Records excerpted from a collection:

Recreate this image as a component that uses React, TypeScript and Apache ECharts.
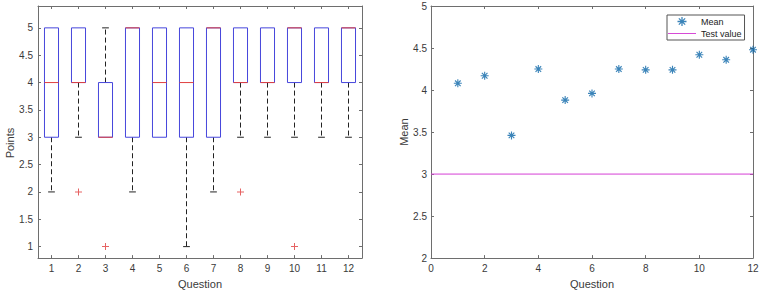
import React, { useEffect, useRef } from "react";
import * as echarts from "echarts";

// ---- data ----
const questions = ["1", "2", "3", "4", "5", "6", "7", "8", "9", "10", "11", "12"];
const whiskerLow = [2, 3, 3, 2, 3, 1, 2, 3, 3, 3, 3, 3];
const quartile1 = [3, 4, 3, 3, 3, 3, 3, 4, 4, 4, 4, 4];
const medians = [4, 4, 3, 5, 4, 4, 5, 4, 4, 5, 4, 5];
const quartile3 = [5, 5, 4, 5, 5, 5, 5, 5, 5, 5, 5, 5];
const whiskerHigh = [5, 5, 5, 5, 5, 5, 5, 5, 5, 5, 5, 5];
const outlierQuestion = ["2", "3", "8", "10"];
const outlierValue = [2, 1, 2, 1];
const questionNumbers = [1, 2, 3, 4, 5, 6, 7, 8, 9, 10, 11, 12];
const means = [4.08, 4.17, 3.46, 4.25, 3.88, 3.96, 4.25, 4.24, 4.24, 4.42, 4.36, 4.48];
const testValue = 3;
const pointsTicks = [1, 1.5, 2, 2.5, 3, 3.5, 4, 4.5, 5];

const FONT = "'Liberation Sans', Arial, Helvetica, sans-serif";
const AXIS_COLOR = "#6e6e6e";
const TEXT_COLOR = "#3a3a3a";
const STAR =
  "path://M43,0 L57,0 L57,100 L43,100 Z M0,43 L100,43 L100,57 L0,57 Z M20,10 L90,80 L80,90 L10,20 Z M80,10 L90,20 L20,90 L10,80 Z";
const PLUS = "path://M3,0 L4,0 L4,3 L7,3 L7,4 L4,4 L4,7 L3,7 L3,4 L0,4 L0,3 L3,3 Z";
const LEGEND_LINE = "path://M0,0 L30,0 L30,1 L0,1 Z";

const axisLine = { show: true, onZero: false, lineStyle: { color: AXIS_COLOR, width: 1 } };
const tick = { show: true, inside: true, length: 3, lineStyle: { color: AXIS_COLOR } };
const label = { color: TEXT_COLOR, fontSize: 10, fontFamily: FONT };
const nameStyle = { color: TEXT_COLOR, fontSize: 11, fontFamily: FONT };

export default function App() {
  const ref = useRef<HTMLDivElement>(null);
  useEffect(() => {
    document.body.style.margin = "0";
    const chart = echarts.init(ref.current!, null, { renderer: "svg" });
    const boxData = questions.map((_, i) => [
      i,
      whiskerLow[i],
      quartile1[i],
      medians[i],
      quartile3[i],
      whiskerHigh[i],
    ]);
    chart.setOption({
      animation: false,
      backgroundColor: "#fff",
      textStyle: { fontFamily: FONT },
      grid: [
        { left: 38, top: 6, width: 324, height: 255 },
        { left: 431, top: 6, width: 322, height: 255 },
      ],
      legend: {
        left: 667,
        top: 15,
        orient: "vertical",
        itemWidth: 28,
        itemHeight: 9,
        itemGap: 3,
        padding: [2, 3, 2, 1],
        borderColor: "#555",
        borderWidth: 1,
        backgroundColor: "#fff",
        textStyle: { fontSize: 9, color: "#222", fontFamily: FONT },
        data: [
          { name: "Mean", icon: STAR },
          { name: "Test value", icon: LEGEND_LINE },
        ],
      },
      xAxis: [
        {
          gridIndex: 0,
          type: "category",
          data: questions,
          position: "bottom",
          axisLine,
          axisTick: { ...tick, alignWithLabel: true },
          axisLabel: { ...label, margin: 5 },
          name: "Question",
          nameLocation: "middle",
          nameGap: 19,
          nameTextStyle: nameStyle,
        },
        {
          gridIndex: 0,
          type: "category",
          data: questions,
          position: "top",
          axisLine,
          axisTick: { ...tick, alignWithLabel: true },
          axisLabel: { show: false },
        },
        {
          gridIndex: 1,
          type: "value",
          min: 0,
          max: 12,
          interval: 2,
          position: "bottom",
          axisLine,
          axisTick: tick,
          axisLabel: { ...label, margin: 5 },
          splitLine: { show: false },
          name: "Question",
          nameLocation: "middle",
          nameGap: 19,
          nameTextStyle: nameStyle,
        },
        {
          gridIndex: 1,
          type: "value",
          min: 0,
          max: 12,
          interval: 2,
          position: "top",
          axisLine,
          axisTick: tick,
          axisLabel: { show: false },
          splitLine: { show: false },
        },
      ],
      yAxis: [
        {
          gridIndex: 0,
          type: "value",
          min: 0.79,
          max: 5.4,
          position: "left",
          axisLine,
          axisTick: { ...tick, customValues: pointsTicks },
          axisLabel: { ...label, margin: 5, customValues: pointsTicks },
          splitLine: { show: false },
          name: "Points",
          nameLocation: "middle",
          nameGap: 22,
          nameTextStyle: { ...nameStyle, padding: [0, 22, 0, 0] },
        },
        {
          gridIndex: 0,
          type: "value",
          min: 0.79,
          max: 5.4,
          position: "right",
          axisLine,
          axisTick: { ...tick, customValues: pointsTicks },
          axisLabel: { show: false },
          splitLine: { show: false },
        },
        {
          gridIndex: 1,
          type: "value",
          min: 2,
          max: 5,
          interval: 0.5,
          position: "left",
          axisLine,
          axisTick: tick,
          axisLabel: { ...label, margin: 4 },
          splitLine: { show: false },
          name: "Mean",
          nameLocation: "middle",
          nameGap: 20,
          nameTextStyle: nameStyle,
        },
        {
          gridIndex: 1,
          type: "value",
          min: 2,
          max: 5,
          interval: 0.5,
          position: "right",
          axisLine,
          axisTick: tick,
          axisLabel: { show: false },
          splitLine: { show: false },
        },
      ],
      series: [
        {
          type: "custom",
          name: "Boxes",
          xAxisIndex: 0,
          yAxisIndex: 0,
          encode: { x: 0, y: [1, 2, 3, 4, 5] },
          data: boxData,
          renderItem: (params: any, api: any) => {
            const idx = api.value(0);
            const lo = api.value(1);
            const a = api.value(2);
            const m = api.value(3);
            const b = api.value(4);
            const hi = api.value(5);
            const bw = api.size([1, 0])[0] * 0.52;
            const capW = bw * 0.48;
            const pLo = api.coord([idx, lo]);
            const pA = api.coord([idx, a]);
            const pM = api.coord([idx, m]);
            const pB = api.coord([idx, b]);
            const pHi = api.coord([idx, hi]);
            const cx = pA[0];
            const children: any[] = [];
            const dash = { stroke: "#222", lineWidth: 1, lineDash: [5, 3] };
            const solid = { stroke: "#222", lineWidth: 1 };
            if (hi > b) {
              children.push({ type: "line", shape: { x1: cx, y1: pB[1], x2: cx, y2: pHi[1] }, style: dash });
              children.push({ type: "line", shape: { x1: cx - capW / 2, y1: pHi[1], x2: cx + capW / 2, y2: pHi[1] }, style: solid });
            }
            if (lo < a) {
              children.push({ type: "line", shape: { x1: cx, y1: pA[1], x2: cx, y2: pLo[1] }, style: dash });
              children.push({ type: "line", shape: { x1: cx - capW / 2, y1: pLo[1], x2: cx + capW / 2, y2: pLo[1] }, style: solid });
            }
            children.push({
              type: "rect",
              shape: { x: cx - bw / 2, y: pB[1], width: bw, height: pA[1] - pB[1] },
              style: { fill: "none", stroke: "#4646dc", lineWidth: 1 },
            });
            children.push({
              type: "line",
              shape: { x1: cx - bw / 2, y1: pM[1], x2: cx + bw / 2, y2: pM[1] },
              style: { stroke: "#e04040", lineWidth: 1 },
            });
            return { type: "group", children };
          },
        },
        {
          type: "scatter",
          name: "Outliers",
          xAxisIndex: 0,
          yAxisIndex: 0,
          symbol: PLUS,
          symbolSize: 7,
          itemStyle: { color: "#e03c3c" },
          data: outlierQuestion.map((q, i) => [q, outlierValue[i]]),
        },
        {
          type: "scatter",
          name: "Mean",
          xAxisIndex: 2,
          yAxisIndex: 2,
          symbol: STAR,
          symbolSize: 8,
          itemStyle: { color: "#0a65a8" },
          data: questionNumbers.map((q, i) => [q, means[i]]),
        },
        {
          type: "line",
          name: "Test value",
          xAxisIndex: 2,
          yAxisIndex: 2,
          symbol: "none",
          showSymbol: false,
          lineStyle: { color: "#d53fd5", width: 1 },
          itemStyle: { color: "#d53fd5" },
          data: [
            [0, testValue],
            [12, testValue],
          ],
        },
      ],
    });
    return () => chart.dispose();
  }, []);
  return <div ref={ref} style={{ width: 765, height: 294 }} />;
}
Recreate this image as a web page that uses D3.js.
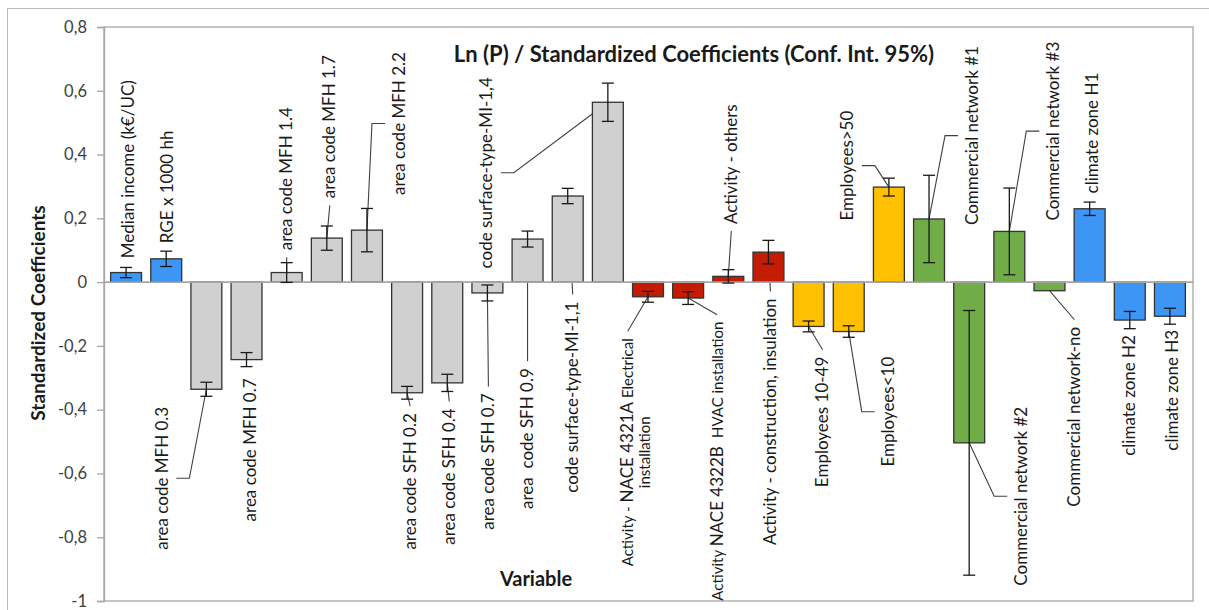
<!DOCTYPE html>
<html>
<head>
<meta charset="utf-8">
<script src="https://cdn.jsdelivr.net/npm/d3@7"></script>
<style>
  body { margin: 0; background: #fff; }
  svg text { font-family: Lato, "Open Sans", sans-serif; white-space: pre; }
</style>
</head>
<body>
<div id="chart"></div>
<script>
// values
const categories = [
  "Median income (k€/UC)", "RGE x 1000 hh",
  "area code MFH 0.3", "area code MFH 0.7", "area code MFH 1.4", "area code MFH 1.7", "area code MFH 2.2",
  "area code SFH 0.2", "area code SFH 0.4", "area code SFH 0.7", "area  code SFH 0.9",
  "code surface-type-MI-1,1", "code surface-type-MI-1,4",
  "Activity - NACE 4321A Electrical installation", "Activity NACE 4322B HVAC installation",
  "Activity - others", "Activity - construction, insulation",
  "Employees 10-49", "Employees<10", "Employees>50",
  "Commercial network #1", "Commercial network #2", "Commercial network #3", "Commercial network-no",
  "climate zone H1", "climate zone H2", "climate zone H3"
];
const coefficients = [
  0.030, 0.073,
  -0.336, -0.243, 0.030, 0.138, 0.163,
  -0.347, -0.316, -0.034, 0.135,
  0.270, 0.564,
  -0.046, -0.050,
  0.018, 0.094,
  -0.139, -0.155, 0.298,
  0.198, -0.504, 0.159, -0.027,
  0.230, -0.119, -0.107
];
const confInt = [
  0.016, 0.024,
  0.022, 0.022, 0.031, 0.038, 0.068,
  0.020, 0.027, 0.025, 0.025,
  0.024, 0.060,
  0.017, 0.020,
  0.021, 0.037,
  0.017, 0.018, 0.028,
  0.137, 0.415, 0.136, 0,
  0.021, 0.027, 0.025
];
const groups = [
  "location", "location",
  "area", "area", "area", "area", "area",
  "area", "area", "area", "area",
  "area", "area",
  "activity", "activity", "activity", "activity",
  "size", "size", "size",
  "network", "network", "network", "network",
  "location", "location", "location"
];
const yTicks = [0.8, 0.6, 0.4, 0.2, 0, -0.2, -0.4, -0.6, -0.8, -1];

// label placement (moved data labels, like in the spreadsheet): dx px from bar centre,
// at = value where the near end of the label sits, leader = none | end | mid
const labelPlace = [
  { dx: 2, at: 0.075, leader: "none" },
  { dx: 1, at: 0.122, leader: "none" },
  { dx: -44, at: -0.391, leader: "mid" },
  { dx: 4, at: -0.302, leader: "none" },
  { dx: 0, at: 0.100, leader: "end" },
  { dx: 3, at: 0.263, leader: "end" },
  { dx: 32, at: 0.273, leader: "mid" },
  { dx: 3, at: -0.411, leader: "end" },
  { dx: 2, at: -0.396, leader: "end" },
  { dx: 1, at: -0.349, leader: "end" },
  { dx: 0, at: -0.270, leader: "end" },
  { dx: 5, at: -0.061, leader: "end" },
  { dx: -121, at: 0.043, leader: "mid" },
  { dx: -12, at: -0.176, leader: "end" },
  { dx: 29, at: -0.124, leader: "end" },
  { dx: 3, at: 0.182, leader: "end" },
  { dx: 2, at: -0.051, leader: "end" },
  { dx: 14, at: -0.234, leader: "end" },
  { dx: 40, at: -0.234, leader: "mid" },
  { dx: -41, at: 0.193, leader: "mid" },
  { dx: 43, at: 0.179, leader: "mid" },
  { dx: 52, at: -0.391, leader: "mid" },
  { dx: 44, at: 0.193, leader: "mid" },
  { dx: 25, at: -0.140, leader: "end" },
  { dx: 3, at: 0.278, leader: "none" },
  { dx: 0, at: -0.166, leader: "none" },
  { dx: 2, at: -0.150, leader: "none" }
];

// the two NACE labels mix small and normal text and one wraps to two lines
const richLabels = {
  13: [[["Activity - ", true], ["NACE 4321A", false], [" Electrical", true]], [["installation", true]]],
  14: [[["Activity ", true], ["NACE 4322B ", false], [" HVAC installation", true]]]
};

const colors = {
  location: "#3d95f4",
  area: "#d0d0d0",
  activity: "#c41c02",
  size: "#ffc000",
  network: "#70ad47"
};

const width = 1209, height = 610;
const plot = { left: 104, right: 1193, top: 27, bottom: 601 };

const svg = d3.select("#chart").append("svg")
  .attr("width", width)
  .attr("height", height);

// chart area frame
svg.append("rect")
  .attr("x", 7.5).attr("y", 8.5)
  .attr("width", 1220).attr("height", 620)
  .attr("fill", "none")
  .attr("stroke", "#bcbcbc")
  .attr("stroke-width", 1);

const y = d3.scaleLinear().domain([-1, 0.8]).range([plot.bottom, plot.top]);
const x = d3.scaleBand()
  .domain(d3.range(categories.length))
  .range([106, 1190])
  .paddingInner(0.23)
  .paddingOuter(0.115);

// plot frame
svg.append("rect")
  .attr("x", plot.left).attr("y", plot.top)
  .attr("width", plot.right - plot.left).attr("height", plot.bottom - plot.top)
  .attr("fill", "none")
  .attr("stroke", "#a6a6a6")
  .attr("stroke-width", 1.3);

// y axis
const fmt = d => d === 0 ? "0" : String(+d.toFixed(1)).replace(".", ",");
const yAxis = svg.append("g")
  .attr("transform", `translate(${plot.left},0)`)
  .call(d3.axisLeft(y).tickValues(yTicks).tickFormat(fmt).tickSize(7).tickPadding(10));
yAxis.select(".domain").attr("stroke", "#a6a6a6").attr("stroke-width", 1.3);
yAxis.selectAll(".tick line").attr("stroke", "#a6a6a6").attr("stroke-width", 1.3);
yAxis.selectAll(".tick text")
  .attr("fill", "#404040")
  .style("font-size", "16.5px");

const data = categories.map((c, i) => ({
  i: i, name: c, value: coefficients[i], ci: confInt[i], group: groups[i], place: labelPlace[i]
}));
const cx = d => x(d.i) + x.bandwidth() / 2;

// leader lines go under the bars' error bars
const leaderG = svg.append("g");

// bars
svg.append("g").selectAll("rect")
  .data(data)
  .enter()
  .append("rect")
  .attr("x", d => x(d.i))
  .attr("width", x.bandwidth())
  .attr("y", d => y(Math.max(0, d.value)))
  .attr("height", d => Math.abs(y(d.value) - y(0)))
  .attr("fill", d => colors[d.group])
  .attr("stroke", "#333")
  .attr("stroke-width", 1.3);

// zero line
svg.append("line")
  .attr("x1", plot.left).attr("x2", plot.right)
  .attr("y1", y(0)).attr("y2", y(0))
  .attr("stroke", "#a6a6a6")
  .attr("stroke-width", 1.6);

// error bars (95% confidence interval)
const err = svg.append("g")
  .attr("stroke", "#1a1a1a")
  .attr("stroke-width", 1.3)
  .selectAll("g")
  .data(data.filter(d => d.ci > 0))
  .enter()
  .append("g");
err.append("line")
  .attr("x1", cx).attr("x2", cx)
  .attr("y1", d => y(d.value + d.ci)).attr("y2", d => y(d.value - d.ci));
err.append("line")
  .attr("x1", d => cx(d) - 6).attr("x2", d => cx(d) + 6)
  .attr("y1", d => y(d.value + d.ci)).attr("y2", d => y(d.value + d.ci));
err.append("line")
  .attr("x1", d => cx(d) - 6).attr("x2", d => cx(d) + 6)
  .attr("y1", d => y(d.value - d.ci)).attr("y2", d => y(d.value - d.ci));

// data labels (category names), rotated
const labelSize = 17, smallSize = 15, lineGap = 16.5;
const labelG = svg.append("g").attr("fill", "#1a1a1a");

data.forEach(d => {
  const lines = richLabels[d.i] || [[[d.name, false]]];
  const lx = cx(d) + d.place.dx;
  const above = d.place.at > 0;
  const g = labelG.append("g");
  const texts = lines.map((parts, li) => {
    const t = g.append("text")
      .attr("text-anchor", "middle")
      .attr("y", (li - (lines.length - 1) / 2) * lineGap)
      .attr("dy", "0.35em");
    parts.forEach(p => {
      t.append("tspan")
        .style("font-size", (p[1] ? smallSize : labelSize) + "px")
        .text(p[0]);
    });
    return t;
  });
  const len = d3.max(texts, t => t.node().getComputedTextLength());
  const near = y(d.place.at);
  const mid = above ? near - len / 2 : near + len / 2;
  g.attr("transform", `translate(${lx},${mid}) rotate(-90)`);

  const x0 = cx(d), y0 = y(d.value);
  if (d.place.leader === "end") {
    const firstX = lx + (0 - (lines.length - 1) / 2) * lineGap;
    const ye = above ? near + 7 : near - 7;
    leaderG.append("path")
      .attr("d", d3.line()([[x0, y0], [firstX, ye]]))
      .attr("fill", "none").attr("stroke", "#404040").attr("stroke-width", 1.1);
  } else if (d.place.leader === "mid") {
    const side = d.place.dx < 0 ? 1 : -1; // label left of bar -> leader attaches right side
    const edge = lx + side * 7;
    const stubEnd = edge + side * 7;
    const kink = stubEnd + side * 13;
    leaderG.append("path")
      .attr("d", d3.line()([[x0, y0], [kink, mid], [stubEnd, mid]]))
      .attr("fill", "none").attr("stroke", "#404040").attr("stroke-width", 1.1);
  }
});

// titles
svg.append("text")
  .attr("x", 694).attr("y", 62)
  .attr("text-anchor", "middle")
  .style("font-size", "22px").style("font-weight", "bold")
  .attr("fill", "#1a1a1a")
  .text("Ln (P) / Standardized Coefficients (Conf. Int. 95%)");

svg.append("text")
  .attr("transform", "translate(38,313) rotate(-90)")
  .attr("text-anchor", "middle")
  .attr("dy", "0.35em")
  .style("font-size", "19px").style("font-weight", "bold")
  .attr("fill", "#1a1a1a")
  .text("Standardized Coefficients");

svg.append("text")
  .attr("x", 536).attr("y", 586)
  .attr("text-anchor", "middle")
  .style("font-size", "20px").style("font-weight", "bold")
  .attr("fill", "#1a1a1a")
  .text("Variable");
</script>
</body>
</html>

- **TASK OBJECTIVE**
Without the pictures, return the listing above from its first line through the line that has "L30,0 L30,1 L0,1".

- **SOLVED PROBLEM**
Recreate this image as a component that uses React, TypeScript and Apache ECharts.
import React, { useEffect, useRef } from "react";
import * as echarts from "echarts";

// ---- data ----
const questions = ["1", "2", "3", "4", "5", "6", "7", "8", "9", "10", "11", "12"];
const whiskerLow = [2, 3, 3, 2, 3, 1, 2, 3, 3, 3, 3, 3];
const quartile1 = [3, 4, 3, 3, 3, 3, 3, 4, 4, 4, 4, 4];
const medians = [4, 4, 3, 5, 4, 4, 5, 4, 4, 5, 4, 5];
const quartile3 = [5, 5, 4, 5, 5, 5, 5, 5, 5, 5, 5, 5];
const whiskerHigh = [5, 5, 5, 5, 5, 5, 5, 5, 5, 5, 5, 5];
const outlierQuestion = ["2", "3", "8", "10"];
const outlierValue = [2, 1, 2, 1];
const questionNumbers = [1, 2, 3, 4, 5, 6, 7, 8, 9, 10, 11, 12];
const means = [4.08, 4.17, 3.46, 4.25, 3.88, 3.96, 4.25, 4.24, 4.24, 4.42, 4.36, 4.48];
const testValue = 3;
const pointsTicks = [1, 1.5, 2, 2.5, 3, 3.5, 4, 4.5, 5];

const FONT = "'Liberation Sans', Arial, Helvetica, sans-serif";
const AXIS_COLOR = "#6e6e6e";
const TEXT_COLOR = "#3a3a3a";
const STAR =
  "path://M43,0 L57,0 L57,100 L43,100 Z M0,43 L100,43 L100,57 L0,57 Z M20,10 L90,80 L80,90 L10,20 Z M80,10 L90,20 L20,90 L10,80 Z";
const PLUS = "path://M3,0 L4,0 L4,3 L7,3 L7,4 L4,4 L4,7 L3,7 L3,4 L0,4 L0,3 L3,3 Z";
const LEGEND_LINE = "path://M0,0 L30,0 L30,1 L0,1 Z";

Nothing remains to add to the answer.